Verstandig is a survivor, inevitably deeply marked by trauma. Unlike Biderman’s mesmerising Yiddish storytelling – weaving backwards and forwards in time piling on anecdotes, writing simultaneously to provoke memory and to escape what is remembered – I rest my case is linear and restrained. Devoid of self-pity, it also provides few glimpses of a reflective inner life. There is little mention of faith or of what Judaism meant to Verstandig after the war. It is a pity, but perhaps revealing, that the period from 1949 to the present is covered in only twenty pages. Arriving in Australia in 1952 – ‘we had heard that sports results were the only news which interested Australians. We thought that this country must be tailor made for refugees like us who wanted to forget the nightmarish past’ – he then established a successful clothing business. Yet, poignantly, the entire book displays his talent as a legal advocate with a strong sense of justice. The title suggests where his real sense of self might still rest, with a career and in a world destroyed fifty years ago.
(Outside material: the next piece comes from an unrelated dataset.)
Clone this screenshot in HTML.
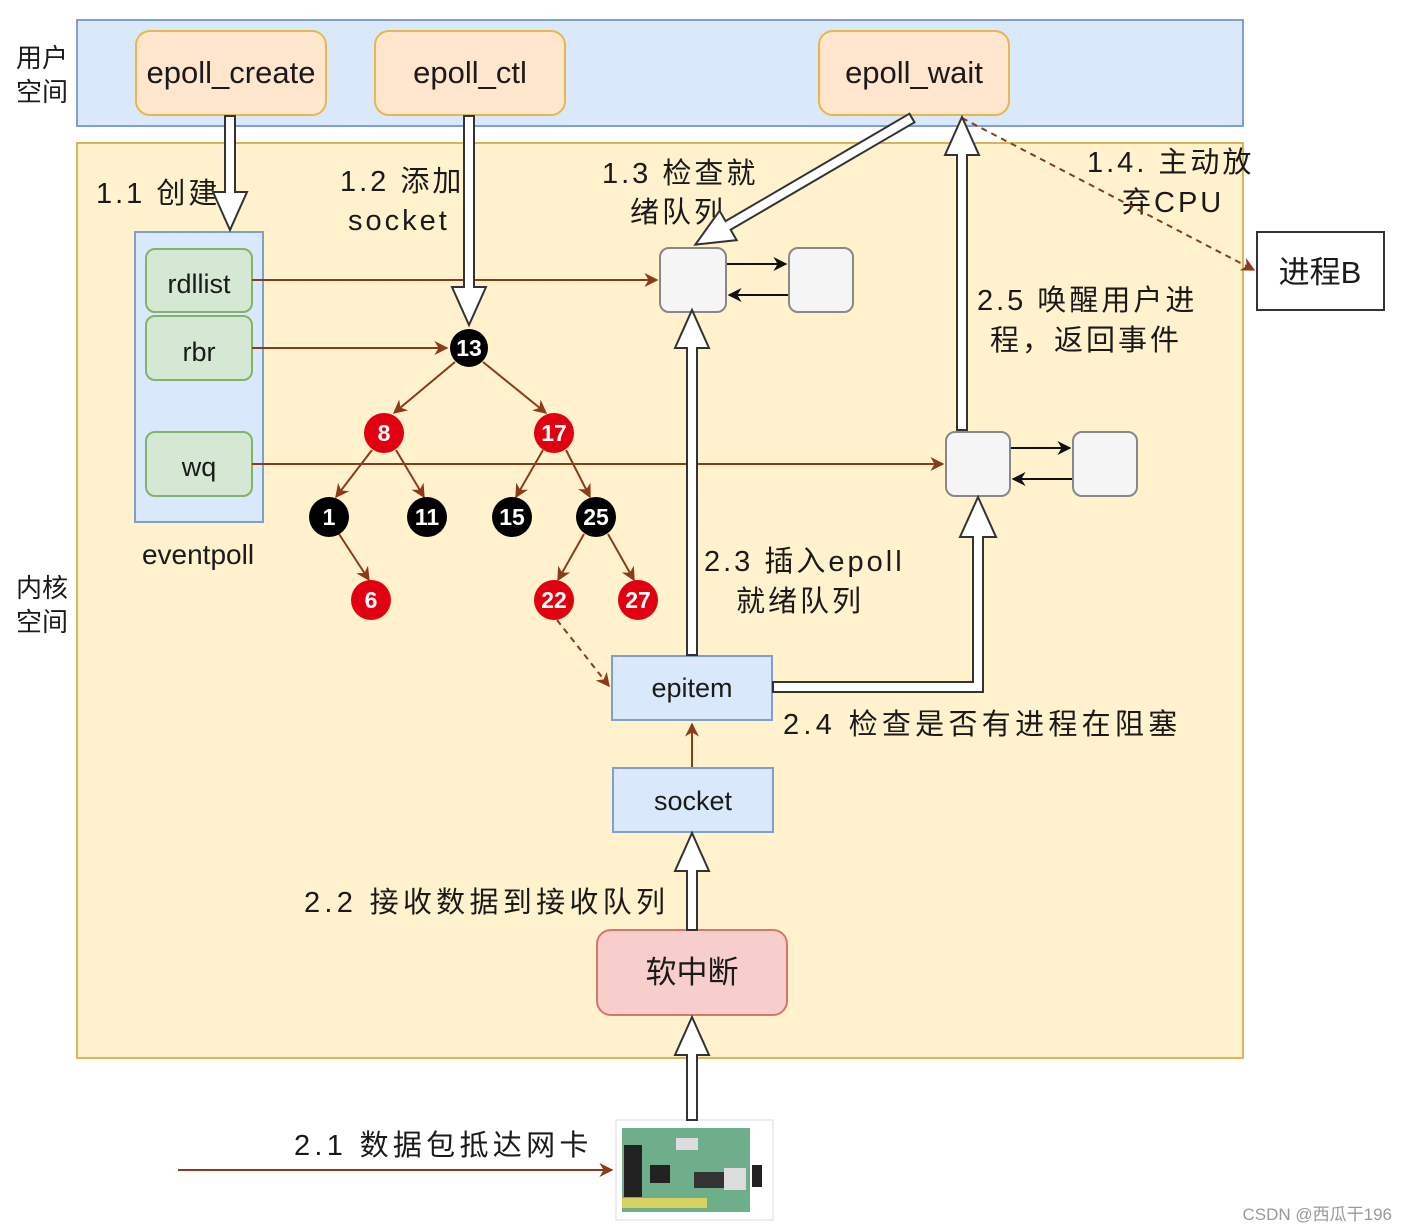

There is a tragic inevitability about Holocaust memoirs. They describe their extinguished pre-War communities, a descent into almost unimaginable suffering, the author’s ‘escape’. Reading them offers voyeuristic access to processes of systematic degradation, to the anti-worlds of the ghettos and the concentration camps. They hollow out your sense of the solidity of ‘civilised life’. Why read such books? Perhaps because if we can begin to see, in close detail, the steps which led to the death of so many individuals and their communities, we might be provoked to act against similar threats elsewhere. These books indirectly encourage us to reflect, for instance, on how it is that we have ‘accepted’ the conditions faced by most Aboriginal communities of the West’s lethargic response to ‘ethnic cleansing’ in Bosnia.